Repeat the lines exactly from the line that contains "Output the Python" through the line that contains "from matplotlib.colors import"; leave images out and add nothing.

^^^^^^^^^^^^^^^^

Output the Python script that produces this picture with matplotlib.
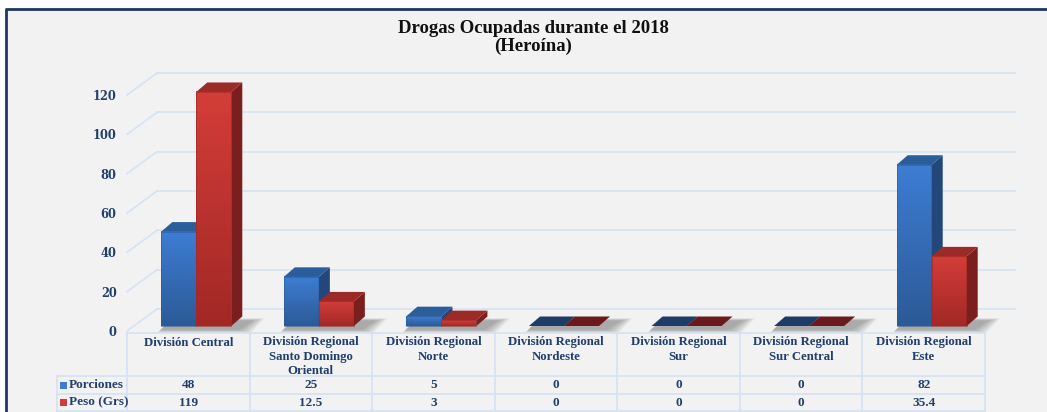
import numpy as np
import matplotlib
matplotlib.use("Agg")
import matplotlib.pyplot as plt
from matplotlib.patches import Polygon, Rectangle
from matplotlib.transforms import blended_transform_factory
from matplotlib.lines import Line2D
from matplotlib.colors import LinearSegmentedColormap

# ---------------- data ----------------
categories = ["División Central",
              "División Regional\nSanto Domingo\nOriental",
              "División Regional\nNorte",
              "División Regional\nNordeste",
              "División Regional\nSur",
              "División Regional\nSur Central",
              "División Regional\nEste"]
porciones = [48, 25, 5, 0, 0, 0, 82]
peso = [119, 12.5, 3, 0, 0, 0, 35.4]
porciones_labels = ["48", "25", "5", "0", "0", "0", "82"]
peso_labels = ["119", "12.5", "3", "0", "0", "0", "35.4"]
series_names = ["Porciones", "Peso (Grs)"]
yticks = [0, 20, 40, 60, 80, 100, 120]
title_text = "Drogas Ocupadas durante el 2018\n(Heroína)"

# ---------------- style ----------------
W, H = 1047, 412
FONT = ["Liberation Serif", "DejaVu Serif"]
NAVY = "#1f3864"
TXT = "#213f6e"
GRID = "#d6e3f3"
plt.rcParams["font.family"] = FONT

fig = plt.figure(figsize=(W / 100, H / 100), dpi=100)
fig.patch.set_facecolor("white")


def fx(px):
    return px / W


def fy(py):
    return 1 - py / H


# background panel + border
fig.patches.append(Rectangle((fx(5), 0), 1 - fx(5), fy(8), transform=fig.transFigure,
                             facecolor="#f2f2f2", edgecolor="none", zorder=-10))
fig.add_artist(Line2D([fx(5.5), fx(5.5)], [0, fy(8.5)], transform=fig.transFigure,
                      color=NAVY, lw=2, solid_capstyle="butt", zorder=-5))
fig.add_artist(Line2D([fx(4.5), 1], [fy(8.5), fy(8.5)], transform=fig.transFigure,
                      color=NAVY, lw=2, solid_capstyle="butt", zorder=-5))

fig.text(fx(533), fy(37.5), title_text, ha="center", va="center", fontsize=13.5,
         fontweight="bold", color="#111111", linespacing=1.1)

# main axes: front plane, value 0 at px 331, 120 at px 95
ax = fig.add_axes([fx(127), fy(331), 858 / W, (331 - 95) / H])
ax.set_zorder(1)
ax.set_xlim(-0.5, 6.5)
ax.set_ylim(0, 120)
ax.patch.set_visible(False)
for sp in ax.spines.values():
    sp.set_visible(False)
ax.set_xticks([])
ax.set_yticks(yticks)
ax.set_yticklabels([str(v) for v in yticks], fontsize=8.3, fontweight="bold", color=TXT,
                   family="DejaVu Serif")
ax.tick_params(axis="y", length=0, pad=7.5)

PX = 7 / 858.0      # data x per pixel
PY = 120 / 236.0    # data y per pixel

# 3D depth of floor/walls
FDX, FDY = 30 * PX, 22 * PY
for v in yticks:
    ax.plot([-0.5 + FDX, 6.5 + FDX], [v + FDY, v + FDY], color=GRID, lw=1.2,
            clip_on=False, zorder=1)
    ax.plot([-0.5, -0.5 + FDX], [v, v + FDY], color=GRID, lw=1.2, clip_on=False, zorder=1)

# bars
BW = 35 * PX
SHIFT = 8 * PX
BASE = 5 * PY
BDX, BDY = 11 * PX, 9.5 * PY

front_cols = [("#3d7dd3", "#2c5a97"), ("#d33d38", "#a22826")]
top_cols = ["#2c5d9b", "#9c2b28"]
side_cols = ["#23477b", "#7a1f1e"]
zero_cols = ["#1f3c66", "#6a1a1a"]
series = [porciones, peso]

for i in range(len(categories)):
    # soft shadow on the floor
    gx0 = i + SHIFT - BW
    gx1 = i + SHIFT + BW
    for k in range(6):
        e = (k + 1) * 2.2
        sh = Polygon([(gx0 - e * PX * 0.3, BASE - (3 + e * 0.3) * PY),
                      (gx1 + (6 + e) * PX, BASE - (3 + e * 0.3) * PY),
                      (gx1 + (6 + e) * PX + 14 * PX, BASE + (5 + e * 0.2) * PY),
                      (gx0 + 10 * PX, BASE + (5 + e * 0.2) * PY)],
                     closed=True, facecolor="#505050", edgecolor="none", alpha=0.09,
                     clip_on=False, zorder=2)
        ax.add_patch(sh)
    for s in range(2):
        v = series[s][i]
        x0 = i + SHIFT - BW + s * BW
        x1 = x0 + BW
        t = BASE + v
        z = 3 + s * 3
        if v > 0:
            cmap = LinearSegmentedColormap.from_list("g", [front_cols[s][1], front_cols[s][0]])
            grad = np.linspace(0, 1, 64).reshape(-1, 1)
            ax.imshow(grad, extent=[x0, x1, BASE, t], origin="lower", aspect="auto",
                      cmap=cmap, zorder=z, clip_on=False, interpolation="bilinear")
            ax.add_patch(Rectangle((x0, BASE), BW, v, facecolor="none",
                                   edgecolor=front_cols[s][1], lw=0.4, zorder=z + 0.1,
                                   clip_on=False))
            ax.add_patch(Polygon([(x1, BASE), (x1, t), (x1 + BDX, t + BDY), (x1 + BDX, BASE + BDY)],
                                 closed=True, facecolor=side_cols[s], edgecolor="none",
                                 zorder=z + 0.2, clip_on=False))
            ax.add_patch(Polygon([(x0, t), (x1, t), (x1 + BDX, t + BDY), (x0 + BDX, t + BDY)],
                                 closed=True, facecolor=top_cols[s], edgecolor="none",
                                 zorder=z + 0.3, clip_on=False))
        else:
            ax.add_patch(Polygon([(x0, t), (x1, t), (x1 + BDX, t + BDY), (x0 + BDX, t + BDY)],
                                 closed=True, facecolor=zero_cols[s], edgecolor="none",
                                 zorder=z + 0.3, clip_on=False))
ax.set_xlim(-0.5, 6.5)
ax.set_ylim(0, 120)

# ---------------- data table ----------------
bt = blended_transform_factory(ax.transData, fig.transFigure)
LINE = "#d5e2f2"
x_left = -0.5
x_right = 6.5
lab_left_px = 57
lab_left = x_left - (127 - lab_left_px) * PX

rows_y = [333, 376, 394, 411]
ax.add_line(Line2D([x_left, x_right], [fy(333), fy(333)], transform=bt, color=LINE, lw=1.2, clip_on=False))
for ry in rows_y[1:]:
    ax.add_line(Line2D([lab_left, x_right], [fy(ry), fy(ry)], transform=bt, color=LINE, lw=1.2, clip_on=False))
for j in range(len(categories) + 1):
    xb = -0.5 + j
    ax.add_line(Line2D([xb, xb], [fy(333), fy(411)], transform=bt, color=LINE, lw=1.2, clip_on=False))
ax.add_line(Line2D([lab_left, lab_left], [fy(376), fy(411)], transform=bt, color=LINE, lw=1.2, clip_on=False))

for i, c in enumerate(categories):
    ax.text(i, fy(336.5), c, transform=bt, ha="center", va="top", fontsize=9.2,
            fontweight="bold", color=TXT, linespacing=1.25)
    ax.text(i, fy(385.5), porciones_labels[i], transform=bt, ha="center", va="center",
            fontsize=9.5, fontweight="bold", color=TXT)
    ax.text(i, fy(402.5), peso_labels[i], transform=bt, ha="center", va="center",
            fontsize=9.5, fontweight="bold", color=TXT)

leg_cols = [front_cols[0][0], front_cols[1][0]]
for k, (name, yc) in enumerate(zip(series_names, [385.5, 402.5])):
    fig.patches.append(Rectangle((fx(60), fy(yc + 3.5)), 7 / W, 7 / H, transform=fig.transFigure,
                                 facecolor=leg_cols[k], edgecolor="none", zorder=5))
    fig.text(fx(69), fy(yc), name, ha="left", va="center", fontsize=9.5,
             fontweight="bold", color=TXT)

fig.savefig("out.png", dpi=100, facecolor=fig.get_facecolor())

^^^^^^^^^^^^^^^^

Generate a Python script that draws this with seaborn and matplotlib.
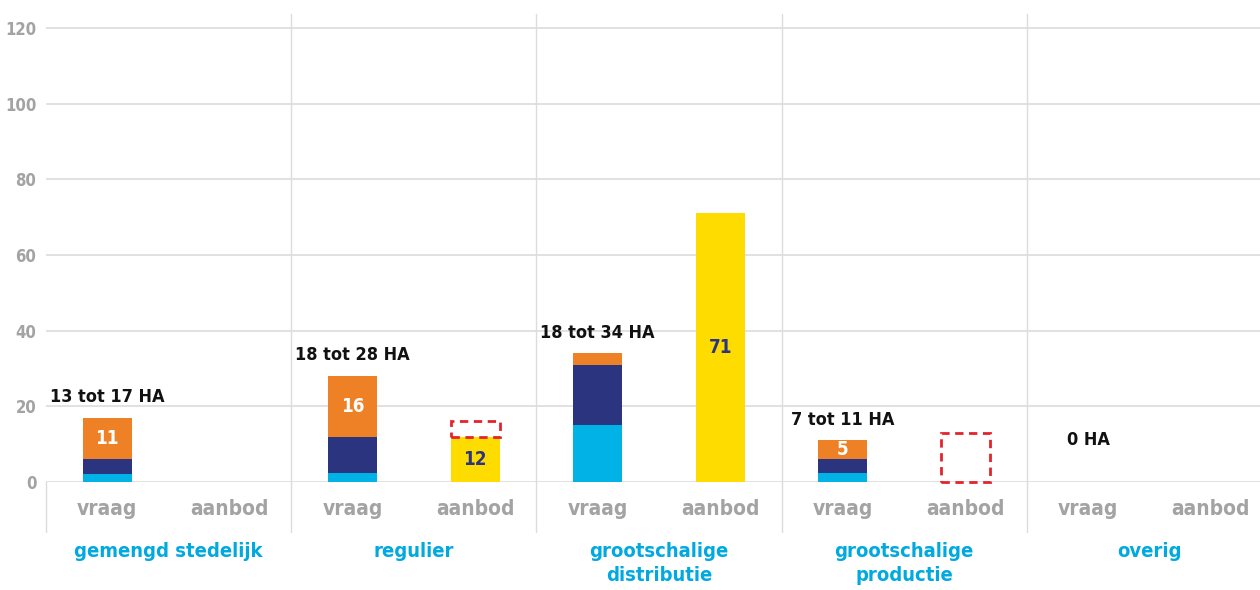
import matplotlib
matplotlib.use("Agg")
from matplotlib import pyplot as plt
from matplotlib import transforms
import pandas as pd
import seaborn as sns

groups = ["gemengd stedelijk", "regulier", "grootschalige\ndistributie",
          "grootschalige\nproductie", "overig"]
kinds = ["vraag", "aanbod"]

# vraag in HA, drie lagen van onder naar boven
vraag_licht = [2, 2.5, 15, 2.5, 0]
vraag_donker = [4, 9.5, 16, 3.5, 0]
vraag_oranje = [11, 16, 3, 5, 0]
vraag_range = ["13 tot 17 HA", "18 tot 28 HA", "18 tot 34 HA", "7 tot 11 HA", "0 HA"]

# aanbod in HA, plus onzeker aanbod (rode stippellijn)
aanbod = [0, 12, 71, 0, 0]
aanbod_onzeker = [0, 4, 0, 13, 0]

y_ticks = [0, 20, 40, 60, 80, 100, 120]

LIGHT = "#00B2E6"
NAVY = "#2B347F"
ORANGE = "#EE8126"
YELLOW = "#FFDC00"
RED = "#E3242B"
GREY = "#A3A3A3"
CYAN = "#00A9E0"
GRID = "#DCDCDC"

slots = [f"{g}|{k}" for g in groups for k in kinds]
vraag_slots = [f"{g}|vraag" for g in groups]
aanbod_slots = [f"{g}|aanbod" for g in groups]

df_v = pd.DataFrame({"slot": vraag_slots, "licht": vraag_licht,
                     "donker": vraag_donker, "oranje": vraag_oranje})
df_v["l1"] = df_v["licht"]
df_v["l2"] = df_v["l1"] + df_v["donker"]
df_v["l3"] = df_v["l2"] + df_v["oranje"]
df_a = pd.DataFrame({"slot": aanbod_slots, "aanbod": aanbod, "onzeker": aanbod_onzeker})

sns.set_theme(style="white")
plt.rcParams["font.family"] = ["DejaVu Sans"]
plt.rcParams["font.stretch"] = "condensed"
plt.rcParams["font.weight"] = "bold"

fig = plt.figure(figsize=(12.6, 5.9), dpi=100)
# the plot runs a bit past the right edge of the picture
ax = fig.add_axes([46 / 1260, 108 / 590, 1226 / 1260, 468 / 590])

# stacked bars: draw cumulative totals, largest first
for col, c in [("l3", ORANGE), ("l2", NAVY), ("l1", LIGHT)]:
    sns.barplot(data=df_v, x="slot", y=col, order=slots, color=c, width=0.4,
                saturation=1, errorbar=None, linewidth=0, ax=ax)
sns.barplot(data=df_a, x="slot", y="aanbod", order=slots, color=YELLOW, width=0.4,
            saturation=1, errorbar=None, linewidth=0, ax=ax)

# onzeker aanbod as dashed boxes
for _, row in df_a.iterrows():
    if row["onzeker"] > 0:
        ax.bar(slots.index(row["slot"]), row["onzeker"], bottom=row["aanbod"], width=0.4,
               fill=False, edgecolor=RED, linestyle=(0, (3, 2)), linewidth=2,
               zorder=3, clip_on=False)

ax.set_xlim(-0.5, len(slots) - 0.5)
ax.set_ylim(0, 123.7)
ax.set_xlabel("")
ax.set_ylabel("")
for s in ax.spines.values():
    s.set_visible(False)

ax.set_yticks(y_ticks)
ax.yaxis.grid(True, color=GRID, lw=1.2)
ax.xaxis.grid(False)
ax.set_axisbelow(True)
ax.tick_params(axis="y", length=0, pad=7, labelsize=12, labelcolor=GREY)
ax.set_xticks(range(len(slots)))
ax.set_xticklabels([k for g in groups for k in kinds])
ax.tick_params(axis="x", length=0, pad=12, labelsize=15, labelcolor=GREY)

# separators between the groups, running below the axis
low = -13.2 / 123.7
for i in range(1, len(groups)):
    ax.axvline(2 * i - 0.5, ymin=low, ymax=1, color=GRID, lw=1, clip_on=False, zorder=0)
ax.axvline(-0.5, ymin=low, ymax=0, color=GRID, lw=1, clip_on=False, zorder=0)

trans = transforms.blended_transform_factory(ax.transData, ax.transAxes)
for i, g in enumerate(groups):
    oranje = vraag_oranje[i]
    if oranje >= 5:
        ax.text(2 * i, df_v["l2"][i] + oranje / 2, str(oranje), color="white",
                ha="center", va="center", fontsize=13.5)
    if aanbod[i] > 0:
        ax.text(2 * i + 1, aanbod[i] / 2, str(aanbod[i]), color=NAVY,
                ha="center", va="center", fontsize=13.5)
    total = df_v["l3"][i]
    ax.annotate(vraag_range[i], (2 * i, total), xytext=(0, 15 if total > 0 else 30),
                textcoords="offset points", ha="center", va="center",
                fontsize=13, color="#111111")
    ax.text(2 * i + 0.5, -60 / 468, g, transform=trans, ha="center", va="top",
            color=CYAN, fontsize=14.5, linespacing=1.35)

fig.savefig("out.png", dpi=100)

^^^^^^^^^^^^^^^^

## Result of the task
Output the Python script that produces this picture with matplotlib.
import numpy as np
import matplotlib
matplotlib.use("Agg")
import matplotlib.pyplot as plt
from matplotlib.patches import Polygon, Rectangle
from matplotlib.transforms import blended_transform_factory
from matplotlib.lines import Line2D
from matplotlib.colors import LinearSegmentedColormap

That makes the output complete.